Secret Garden: Stephanie Dinkins

Travel across space and time and immerse yourself in this fitting reminder that sharing and receiving stories is in fact an act of resistance.

Generations of black women who have survived slave boats, grown up on 1920s Black-owned farms, lived through 9/11, and more are all waiting for you in Stephanie Dinkins’ AI-powered garden. After a critically acclaimed run at the Sundance Festival, this immersive work, is returning to NYC in a new VR installation that you can’t miss out on.

Inference Engine: Grayson Earle

Step into the GANthropocene—a new kind of video game.

Your spacecraft has been knocked out of orbit and into the next era—the GANthropocene. Now you’re lost in a Generative Adversarial Network (GAN) and with only the controls you have in front of you, you must navigate your way back to your destination before time runs out. Machine learning is on your side.


Philipp Schmitt is an artist, designer, and researcher based in Brooklyn, NY. His practice engages with the philosophical, poetic, and political dimensions of computation. His current work addresses opacity and imagination in artificial intelligence research. Philipp’s work is in the collections of the Philadelphia Museum of Art and the MoMA Library; and has been exhibited in the US, Europe, and Asia.

Stephanie Dinkins is a transmedia artist who creates platforms for dialog about race, gender, aging, and our future histories. Dinkins’ art practice employs emerging technologies, documentary practices, and social collaboration toward equity and community sovereignty. She is particularly driven to work with communities of color to co-create more equitable, values grounded social and technological ecosystems.

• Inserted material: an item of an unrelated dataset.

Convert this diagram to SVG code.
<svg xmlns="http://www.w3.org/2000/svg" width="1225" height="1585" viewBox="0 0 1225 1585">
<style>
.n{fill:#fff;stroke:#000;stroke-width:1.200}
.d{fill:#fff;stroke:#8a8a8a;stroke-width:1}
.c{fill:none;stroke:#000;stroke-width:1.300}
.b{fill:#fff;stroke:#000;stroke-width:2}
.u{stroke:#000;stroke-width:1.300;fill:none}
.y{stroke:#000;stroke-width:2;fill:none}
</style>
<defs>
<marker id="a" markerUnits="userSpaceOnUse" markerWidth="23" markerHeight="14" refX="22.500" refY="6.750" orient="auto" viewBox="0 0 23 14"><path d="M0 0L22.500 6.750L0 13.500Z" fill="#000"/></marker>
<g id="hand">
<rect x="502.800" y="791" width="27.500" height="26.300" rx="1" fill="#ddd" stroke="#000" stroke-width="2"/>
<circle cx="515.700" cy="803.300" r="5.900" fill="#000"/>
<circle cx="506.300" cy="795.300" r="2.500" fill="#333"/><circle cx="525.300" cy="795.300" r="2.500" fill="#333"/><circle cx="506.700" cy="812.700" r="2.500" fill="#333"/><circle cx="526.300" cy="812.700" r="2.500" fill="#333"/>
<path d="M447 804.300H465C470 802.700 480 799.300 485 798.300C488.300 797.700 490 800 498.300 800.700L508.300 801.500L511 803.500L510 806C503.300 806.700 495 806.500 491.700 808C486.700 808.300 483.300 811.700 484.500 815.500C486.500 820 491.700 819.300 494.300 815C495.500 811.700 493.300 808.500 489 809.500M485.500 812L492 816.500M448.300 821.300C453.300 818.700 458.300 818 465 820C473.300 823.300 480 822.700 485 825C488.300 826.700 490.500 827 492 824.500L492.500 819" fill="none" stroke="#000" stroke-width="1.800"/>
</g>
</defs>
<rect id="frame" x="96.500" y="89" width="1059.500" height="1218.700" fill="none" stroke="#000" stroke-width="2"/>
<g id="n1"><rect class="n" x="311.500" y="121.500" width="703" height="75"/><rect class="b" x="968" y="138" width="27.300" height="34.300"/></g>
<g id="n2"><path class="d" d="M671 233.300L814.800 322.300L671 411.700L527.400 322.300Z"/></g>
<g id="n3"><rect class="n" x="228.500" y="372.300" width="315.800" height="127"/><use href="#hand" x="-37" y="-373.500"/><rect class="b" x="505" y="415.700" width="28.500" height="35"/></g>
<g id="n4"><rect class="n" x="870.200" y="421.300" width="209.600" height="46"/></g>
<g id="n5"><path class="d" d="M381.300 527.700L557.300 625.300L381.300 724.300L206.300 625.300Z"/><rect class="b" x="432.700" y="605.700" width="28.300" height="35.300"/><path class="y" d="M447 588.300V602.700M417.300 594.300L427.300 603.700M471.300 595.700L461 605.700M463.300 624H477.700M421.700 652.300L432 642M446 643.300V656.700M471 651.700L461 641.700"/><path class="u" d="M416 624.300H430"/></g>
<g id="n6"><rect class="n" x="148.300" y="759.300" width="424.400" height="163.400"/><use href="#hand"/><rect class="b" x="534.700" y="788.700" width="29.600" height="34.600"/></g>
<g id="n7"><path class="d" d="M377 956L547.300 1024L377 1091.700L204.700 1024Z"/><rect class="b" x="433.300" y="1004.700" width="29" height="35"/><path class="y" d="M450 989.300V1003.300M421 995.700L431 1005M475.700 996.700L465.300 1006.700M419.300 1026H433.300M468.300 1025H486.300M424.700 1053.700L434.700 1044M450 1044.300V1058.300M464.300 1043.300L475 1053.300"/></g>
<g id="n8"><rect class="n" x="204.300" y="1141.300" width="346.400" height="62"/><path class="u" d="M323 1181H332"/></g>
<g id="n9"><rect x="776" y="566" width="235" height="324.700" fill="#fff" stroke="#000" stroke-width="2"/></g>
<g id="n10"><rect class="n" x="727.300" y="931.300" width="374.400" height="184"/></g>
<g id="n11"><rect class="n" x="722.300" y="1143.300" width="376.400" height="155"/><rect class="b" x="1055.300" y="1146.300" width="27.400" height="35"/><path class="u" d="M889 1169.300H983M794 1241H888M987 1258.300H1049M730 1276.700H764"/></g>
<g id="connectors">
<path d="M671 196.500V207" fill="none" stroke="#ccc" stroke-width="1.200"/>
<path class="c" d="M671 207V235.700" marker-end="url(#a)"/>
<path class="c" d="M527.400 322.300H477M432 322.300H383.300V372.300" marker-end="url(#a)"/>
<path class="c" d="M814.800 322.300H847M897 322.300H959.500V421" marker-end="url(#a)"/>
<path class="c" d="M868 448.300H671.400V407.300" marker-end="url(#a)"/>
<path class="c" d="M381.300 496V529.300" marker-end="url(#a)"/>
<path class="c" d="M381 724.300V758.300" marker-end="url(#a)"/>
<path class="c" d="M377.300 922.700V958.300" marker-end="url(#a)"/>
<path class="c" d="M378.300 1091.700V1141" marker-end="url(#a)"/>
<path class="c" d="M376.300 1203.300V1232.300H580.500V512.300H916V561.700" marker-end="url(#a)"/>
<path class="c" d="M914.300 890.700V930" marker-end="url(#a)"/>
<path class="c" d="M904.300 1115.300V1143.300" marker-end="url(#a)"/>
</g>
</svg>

Grayson Earle is a new media artist and educator. He has worked as a professor at Oberlin College, the New School, and the City University of New York. He is the co-creator of Bail Bloc and a member of The Illuminator art collective. His work uses the context of art to materialize ideas and forms surrounding the role that digital technologies and networks can play in protest and political agency. He exhibits inside and outside of traditional art spaces, working with guerrilla video projection, cryptocurrency, machine learning, simulation, sculpture, and the internet.